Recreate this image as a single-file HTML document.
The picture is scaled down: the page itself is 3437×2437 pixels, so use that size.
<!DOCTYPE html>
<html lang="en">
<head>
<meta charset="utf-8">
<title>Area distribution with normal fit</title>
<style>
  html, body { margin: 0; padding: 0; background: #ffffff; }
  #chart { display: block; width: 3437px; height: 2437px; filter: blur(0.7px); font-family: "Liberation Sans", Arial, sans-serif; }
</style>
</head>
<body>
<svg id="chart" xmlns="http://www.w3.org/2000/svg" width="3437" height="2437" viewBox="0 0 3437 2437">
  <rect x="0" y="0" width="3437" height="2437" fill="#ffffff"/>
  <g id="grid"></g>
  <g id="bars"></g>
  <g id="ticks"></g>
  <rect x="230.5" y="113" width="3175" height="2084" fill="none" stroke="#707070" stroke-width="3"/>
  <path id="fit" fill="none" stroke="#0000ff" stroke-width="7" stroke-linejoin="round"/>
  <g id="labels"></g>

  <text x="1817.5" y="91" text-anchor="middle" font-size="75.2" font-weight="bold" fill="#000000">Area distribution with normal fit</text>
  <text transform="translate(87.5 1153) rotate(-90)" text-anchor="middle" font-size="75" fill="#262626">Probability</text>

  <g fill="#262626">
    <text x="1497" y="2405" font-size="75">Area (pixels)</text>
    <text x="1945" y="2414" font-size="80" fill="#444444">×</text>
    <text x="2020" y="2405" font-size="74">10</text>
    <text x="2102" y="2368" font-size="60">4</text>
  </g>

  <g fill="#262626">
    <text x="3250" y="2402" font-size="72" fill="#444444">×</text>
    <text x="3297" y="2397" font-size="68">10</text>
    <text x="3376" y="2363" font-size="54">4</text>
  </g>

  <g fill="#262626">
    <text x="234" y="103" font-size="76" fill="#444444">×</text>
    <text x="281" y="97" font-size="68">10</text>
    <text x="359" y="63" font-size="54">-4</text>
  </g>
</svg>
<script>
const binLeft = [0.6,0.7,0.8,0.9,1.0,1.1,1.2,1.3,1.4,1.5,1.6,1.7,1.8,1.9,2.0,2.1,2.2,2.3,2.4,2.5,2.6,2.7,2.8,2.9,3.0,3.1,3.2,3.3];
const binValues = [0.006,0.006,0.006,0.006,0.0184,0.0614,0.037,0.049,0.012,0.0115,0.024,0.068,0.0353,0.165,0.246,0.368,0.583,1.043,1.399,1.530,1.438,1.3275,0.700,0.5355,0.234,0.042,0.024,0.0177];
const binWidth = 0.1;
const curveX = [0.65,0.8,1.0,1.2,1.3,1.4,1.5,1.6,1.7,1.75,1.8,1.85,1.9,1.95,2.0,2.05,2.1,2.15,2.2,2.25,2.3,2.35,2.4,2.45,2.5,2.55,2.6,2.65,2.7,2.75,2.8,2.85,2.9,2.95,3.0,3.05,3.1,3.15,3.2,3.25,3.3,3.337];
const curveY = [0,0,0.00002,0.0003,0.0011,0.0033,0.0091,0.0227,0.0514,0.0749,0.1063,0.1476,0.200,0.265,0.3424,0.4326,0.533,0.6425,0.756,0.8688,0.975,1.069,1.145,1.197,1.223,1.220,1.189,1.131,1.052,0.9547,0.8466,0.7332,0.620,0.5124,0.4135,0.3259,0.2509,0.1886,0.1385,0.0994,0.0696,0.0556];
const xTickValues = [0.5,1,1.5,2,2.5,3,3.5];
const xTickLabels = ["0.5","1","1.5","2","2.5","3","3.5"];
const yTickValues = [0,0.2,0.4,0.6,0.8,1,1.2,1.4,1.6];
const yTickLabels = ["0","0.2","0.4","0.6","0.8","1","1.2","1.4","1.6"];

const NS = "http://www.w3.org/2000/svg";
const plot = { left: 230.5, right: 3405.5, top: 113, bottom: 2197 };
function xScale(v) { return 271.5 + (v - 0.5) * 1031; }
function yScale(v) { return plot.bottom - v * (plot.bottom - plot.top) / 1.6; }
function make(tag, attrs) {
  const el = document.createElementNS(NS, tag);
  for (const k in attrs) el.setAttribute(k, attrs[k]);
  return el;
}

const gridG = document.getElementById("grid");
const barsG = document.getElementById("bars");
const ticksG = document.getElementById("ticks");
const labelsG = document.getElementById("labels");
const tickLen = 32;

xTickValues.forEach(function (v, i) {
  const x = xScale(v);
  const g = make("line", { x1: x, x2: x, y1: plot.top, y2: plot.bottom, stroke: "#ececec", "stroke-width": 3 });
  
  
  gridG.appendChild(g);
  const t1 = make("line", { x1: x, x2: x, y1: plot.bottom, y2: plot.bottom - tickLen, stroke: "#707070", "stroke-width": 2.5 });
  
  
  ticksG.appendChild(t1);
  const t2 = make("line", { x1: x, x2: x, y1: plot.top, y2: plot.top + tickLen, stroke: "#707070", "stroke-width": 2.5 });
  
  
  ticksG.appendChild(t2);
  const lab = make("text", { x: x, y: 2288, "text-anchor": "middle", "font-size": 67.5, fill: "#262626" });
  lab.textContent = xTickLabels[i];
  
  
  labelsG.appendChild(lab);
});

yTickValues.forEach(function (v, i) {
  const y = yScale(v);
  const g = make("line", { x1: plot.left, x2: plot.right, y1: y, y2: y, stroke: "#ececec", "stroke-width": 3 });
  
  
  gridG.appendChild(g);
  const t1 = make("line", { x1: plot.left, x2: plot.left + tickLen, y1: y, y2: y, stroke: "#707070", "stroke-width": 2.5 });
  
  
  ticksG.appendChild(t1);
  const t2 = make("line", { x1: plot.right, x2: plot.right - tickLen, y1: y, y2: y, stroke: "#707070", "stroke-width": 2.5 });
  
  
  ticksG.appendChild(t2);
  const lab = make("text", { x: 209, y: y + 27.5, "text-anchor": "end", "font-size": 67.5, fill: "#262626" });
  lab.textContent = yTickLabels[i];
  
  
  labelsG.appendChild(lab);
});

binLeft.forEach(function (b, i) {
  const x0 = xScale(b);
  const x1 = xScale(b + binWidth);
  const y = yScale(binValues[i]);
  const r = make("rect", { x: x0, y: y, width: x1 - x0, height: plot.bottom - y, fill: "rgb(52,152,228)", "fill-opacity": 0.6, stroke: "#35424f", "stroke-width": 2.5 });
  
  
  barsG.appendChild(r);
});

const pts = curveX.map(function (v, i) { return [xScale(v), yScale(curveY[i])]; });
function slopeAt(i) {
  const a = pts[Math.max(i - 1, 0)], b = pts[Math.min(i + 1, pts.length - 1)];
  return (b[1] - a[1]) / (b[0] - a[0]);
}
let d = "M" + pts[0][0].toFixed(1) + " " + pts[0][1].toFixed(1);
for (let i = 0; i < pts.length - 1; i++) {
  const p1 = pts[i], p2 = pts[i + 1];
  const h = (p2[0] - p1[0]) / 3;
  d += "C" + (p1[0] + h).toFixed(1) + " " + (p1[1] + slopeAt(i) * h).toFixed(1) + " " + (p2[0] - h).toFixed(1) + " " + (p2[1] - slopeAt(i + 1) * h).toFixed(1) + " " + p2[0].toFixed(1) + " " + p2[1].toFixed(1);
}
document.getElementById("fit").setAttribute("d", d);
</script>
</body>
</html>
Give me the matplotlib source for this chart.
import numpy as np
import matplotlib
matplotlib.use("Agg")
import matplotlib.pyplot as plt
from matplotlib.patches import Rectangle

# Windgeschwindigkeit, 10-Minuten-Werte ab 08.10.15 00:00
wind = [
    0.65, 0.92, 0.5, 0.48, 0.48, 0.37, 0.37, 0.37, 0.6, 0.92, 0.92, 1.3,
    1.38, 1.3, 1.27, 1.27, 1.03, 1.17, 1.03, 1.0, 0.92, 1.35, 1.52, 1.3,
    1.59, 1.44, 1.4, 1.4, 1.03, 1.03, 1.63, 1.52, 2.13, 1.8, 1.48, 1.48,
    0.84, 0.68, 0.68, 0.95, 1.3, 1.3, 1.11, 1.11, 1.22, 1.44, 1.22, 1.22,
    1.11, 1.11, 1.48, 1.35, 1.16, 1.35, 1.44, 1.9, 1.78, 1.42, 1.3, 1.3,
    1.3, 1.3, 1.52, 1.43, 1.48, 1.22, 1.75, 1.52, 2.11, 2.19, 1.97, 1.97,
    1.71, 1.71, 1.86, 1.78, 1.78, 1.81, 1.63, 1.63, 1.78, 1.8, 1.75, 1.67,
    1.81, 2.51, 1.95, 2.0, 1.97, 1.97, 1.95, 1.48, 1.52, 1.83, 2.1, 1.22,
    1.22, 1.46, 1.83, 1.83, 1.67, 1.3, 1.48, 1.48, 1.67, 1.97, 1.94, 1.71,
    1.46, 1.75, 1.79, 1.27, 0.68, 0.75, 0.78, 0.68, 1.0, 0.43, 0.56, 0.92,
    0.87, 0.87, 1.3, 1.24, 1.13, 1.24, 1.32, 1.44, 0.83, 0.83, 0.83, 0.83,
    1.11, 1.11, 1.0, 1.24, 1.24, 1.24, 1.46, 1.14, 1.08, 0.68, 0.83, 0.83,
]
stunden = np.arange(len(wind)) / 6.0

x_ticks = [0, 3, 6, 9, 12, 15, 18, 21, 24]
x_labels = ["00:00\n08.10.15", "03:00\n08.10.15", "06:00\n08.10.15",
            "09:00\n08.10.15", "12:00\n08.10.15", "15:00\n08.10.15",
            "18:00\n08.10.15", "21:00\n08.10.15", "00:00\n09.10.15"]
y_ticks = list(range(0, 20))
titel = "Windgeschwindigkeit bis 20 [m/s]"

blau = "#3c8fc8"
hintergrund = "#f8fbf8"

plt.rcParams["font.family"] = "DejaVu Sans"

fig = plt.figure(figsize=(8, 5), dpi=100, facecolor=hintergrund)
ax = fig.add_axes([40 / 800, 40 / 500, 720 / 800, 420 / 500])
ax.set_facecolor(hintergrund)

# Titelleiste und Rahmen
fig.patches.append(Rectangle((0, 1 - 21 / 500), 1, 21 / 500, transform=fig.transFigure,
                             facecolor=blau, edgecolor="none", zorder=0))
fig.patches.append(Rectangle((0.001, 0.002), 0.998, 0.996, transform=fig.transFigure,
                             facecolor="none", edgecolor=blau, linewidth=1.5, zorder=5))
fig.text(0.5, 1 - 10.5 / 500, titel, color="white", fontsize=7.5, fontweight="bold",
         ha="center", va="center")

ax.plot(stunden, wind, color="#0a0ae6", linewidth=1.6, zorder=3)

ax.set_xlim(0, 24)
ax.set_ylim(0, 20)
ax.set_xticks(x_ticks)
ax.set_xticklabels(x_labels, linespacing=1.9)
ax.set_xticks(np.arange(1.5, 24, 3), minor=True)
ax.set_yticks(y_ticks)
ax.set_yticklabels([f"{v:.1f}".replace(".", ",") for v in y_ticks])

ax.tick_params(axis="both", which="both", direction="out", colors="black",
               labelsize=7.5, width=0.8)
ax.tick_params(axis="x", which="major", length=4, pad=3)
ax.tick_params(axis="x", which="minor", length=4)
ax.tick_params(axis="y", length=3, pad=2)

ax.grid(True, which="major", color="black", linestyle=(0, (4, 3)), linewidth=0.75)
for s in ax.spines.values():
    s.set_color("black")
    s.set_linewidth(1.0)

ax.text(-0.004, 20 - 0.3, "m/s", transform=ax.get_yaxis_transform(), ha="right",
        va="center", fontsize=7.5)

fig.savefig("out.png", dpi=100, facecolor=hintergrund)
——
- **WHAT IS EXPECTED**
Report how many lines in this data include the string "chart", and nothing else.

- **SOLVED EXERCISE**
3